The rice has been saturated with the salt and warmth of the broth and the flavor spreads across my tongue and down my throat. The chicken falls apart in my mouth and the malunggay leaves are bitter-sweet. It settles in my belly and nothing could be better. This is comfort food. And it’s not just the taste; it’s the smell of the garlic and ginger, it’s the sound of the wind rustling and the rain drizzling outside the window, it’s the cold feeling of the faux leather seat of the chair against my legs, and it’s the gentle yellow of the light glinting off the polished table. Eating chicken malunggay with my grandparents is an experience––a recipe with ingredients for all five senses. I eat too fast, much to lelang’s concern, “napudot!” she tells me. She urges me to “savor” the food; I tell her I want dessert. I want dila-dila.


Lelong rarely says a word but he reads the room and gets up from the table, returning with the tin tray of dila-dila and a recycled plastic butter container with the brown sugar. Having won tonight’s dessert war with lelang, I burst into a fit of giggles when lelong sets the tray on the table. I help myself to two servings, topping each with copious amounts of brown sugar. I take my first glorious bite. The dila-dila is sticky and sweet in my mouth. The mochi clings to the brown sugar and shredded coconut. It all crunches ever so softly, releasing a sugary flavor that tastes like the color of coffee and milk.


My stomach is full, my fingers and mouth are covered in brown sugar, as they should be. I retire to the cool leather couch in the living room and curl up with my head against one of the arms––I know what’s coming: soon the gentle roar of the volleyball game and the blue and green light from the TV will put me to sleep.
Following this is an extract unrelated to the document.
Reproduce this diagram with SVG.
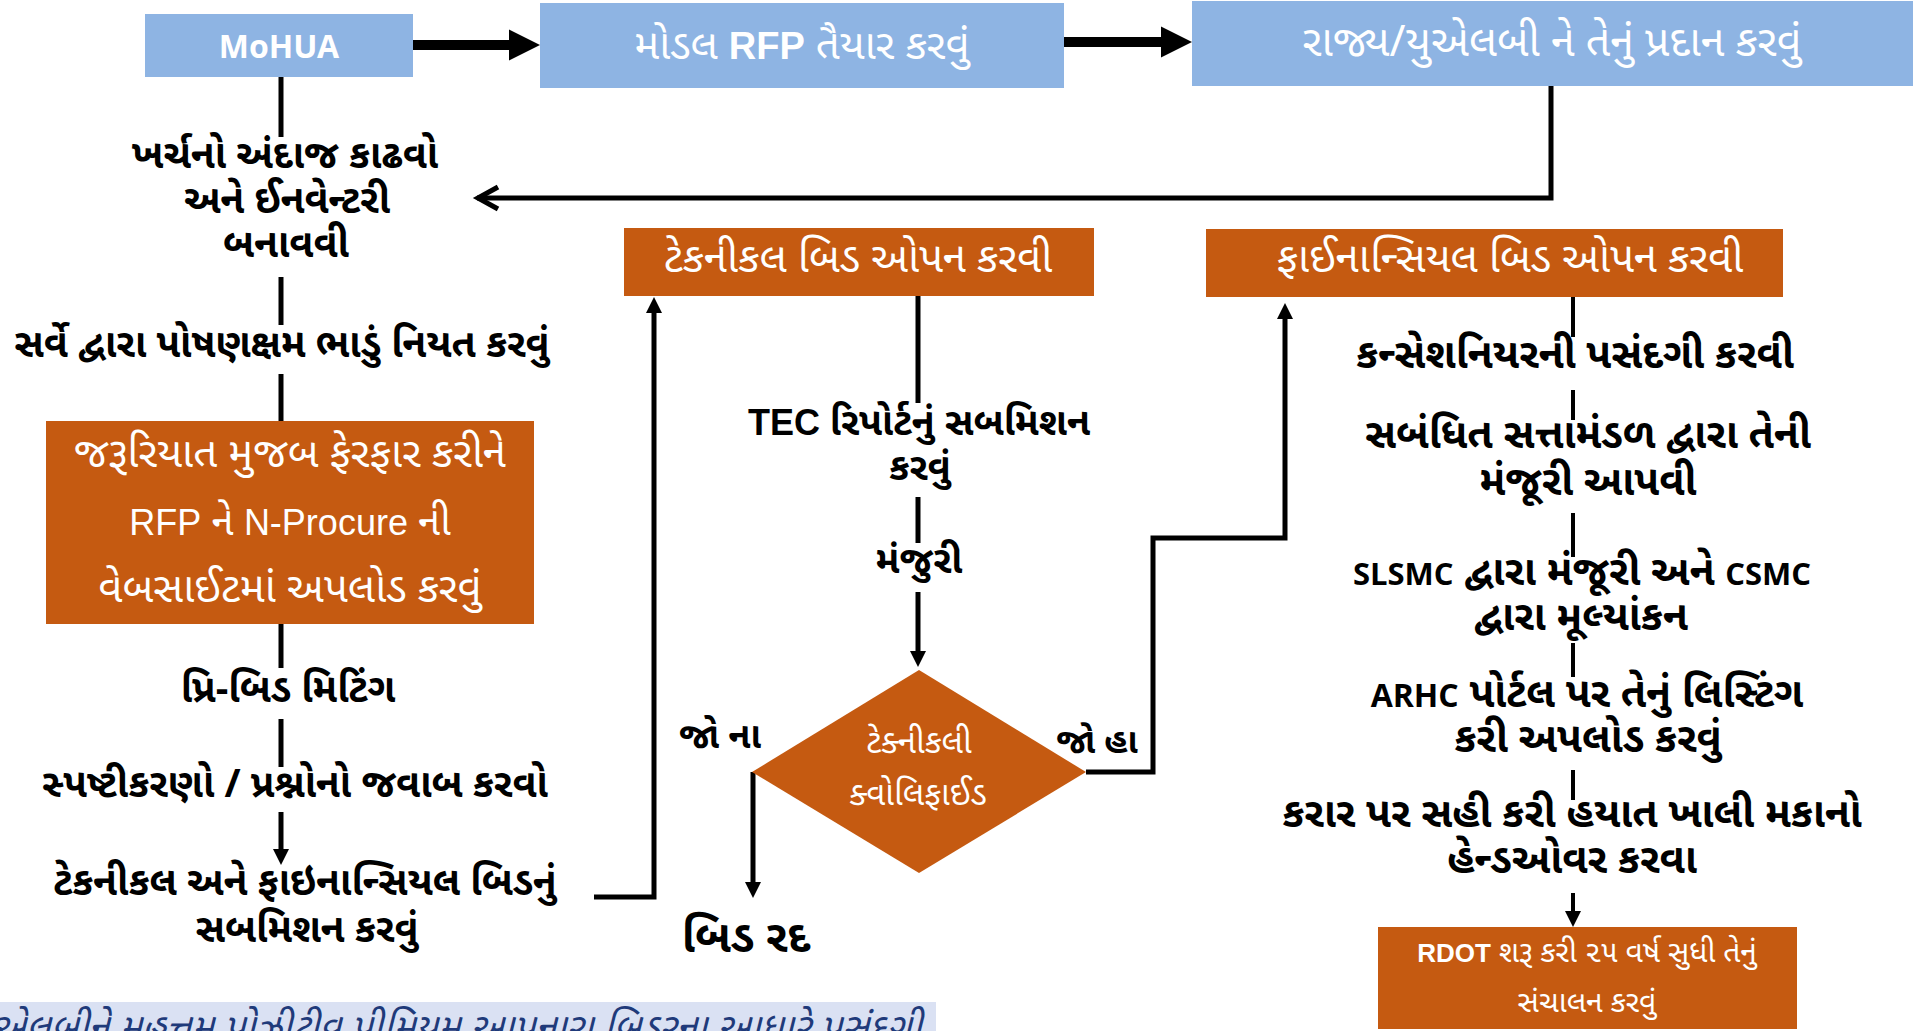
<svg xmlns="http://www.w3.org/2000/svg" width="1922" height="1031" viewBox="0 0 1922 1031">
<style>
.blue{fill:#8eb4e3}
.orange{fill:#c55a11}
.wt{fill:#ffffff;font-family:"Noto Sans Gujarati","Noto Sans","Liberation Sans",sans-serif;text-anchor:middle}
.bt{fill:#000000;font-family:"Noto Sans Gujarati","Noto Sans","Liberation Sans",sans-serif;text-anchor:middle;font-weight:bold}
.lat{font-family:"Liberation Sans",sans-serif}
.ln{stroke:#000;stroke-width:5;fill:none}
.ln4{stroke:#000;stroke-width:4;fill:none}
.big{stroke:#000;stroke-width:10;fill:none}
</style>
<defs>
<marker id="bigHead" markerUnits="userSpaceOnUse" markerWidth="32" markerHeight="32" refX="0" refY="15.5" orient="auto" overflow="visible">
<path d="M0,0 L31,15.5 L0,31 Z" fill="#000"/>
</marker>
<marker id="head" markerUnits="userSpaceOnUse" markerWidth="18" markerHeight="18" refX="1" refY="8" orient="auto" overflow="visible">
<path d="M0,0 L16,8 L0,16 Z" fill="#000"/>
</marker>
<marker id="chev" markerUnits="userSpaceOnUse" markerWidth="26" markerHeight="26" refX="1" refY="11" orient="auto" overflow="visible">
<path d="M-20,0 L0,11 L-20,22" fill="none" stroke="#000" stroke-width="5" stroke-linejoin="miter"/>
</marker>
</defs>
<rect width="1922" height="1031" fill="#ffffff"/>

<g id="connectors">
<line class="big" x1="413" y1="45" x2="509" y2="45" marker-end="url(#bigHead)"/>
<line class="big" x1="1064" y1="42" x2="1161" y2="42" marker-end="url(#bigHead)"/>
<polyline class="ln" points="1551,86 1551,198 477,198" marker-end="url(#chev)"/>
<line class="ln" x1="281" y1="77" x2="281" y2="137"/>
<line class="ln" x1="281" y1="277" x2="281" y2="325"/>
<line class="ln" x1="281" y1="374" x2="281" y2="421"/>
<line class="ln" x1="281" y1="624" x2="281" y2="668"/>
<line class="ln" x1="281" y1="719" x2="281" y2="767"/>
<line class="ln" x1="281" y1="812" x2="281" y2="850" marker-end="url(#head)"/>
<polyline class="ln" points="594,897 654,897 654,312" marker-end="url(#head)"/>
<line class="ln" x1="918" y1="296" x2="918" y2="403"/>
<line class="ln" x1="918" y1="497" x2="918" y2="543"/>
<line class="ln" x1="918" y1="592" x2="918" y2="652" marker-end="url(#head)"/>
<polyline class="ln" points="753,772 753,883" marker-end="url(#head)"/>
<polyline class="ln" points="1086,772 1153,772 1153,538 1285,538 1285,318" marker-end="url(#head)"/>
<line class="ln4" x1="1573" y1="297" x2="1573" y2="337"/>
<line class="ln4" x1="1573" y1="390" x2="1573" y2="420"/>
<line class="ln4" x1="1573" y1="513" x2="1573" y2="557"/>
<line class="ln4" x1="1573" y1="643" x2="1573" y2="677"/>
<line class="ln4" x1="1573" y1="770" x2="1573" y2="800"/>
<line class="ln4" x1="1573" y1="893" x2="1573" y2="912" marker-end="url(#head)"/>
</g>

<g id="mohua">
<rect class="blue" x="145" y="14" width="268" height="63"/>
<text class="wt" x="279" y="58" font-size="32" font-weight="bold">MoHUA</text>
</g>
<g id="model-rfp">
<rect class="blue" x="540" y="3" width="524" height="85"/>
<text class="wt" x="802" y="59" font-size="42">મોડલ <tspan font-weight="bold" class="lat" font-size="38">RFP</tspan> તૈયાર કરવું</text>
</g>
<g id="state-ulb">
<rect class="blue" x="1192" y="1" width="721" height="85"/>
<text class="wt" x="1552" y="56" font-size="43">રાજ્ય/યુએલબી ને તેનું પ્રદાન કરવું</text>
</g>
<g id="cost-estimate">
<text class="bt" font-size="39"><tspan x="285" y="168">ખર્ચનો અંદાજ કાઢવો</tspan><tspan x="287" y="213">અને ઈનવેન્ટરી</tspan><tspan x="286" y="257">બનાવવી</tspan></text>
</g>
<g id="survey-rent">
<text class="bt" x="282" y="357" font-size="39">સર્વે દ્વારા પોષણક્ષમ ભાડું નિયત કરવું</text>
</g>
<g id="rfp-upload">
<rect class="orange" x="46" y="421" width="488" height="203"/>
<text class="wt" x="290" y="467" font-size="42">જરૂરિયાત મુજબ ફેરફાર કરીને</text>
<text class="wt" x="290" y="535" font-size="40"><tspan class="lat" font-size="36">RFP</tspan> ને <tspan class="lat" font-size="36">N-Procure</tspan> ની</text>
<text class="wt" x="290" y="602" font-size="42">વેબસાઈટમાં અપલોડ કરવું</text>
</g>
<g id="pre-bid">
<text class="bt" x="288" y="702" font-size="39">પ્રિ-બિડ મિટિંગ</text>
</g>
<g id="clarifications">
<text class="bt" x="295" y="797" font-size="39">સ્પષ્ટીકરણો / પ્રશ્નોનો જવાબ કરવો</text>
</g>
<g id="bid-submission">
<text class="bt" font-size="39"><tspan x="305" y="895">ટેકનીકલ અને ફાઇનાન્સિયલ બિડનું</tspan><tspan x="307" y="942">સબમિશન કરવું</tspan></text>
</g>
<g id="tech-open">
<rect class="orange" x="624" y="228" width="470" height="68"/>
<text class="wt" x="858" y="272" font-size="42">ટેકનીકલ બિડ ઓપન કરવી</text>
</g>
<g id="tec-report">
<text class="bt" font-size="38" font-weight="normal"><tspan x="919" y="435"><tspan font-weight="bold" class="lat" font-size="36">TEC</tspan> રિપોર્ટનું સબમિશન</tspan><tspan x="920" y="480">કરવું</tspan></text>
</g>
<g id="approval">
<text class="bt" x="919" y="573" font-size="38" font-weight="normal">મંજુરી</text>
</g>
<g id="tech-qualified">
<polygon class="orange" points="919,670 1086,772 919,873 752,772"/>
<text class="wt" font-size="33"><tspan x="919" y="753">ટેક્નીકલી</tspan><tspan x="918" y="805">ક્વોલિફાઈડ</tspan></text>
</g>
<g id="label-no">
<text class="bt" x="720" y="748" font-size="36">જો ના</text>
</g>
<g id="label-yes">
<text class="bt" x="1097" y="753" font-size="35">જો હા</text>
</g>
<g id="bid-cancel">
<text class="bt" x="746" y="952" font-size="45" font-weight="normal">બિડ રદ</text>
</g>
<g id="fin-open">
<rect class="orange" x="1206" y="229" width="577" height="68"/>
<text class="wt" x="1510" y="272" font-size="42">ફાઈનાન્સિયલ બિડ ઓપન કરવી</text>
</g>
<g id="concessionaire">
<text class="bt" x="1575" y="368" font-size="41">કન્સેશનિયરની પસંદગી કરવી</text>
</g>
<g id="authority-approval">
<text class="bt" font-size="41"><tspan x="1588" y="448">સબંધિત સત્તામંડળ દ્વારા તેની</tspan><tspan x="1588" y="495">મંજૂરી આપવી</tspan></text>
</g>
<g id="slsmc">
<text class="bt" font-size="41"><tspan x="1582" y="585"><tspan font-size="31">SLSMC</tspan> દ્વારા મંજૂરી અને <tspan font-size="31">CSMC</tspan></tspan><tspan x="1581" y="630">દ્વારા મૂલ્યાંકન</tspan></text>
</g>
<g id="arhc">
<text class="bt" font-size="41"><tspan x="1587" y="707"><tspan font-size="32">ARHC</tspan> પોર્ટલ પર તેનું લિસ્ટિંગ</tspan><tspan x="1588" y="752">કરી અપલોડ કરવું</tspan></text>
</g>
<g id="handover">
<text class="bt" font-size="41"><tspan x="1572" y="827">કરાર પર સહી કરી હયાત ખાલી મકાનો</tspan><tspan x="1572" y="873">હેન્ડઓવર કરવા</tspan></text>
</g>
<g id="rdot">
<rect class="orange" x="1378" y="927" width="419" height="102"/>
<text class="wt" font-size="30"><tspan x="1587" y="962"><tspan font-weight="bold" class="lat" font-size="26">RDOT</tspan> શરૂ કરી ૨૫ વર્ષ સુધી તેનું</tspan><tspan x="1587" y="1012">સંચાલન કરવું</tspan></text>
</g>
<g id="selection-note">
<rect x="0" y="1002" width="936" height="29" fill="#dae1f3"/>
<text x="922" y="1040" font-size="38" font-style="italic" fill="#1f3a7a" text-anchor="end" font-family="Noto Sans Gujarati, Noto Sans, sans-serif">યુએલબીને મહત્તમ પોઝીટીવ પ્રીમિયમ આપનારા બિડરના આધારે પસંદગી</text>
</g>
</svg>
I settle into the couch and into a shallow sleep. Soon I’ll feel and hear my parents’ car pulling into the driveway; they’ll open the front door and the chimes that hang on the back will make a melodic glittering sound. Soon my dad will scoop me off the couch and ferry me down the stairs and into the back seat of our silver Honda CRV. I’ll be buckled in and my cheek will come to rest against the seatbelt for the sleepy nighttime car ride home.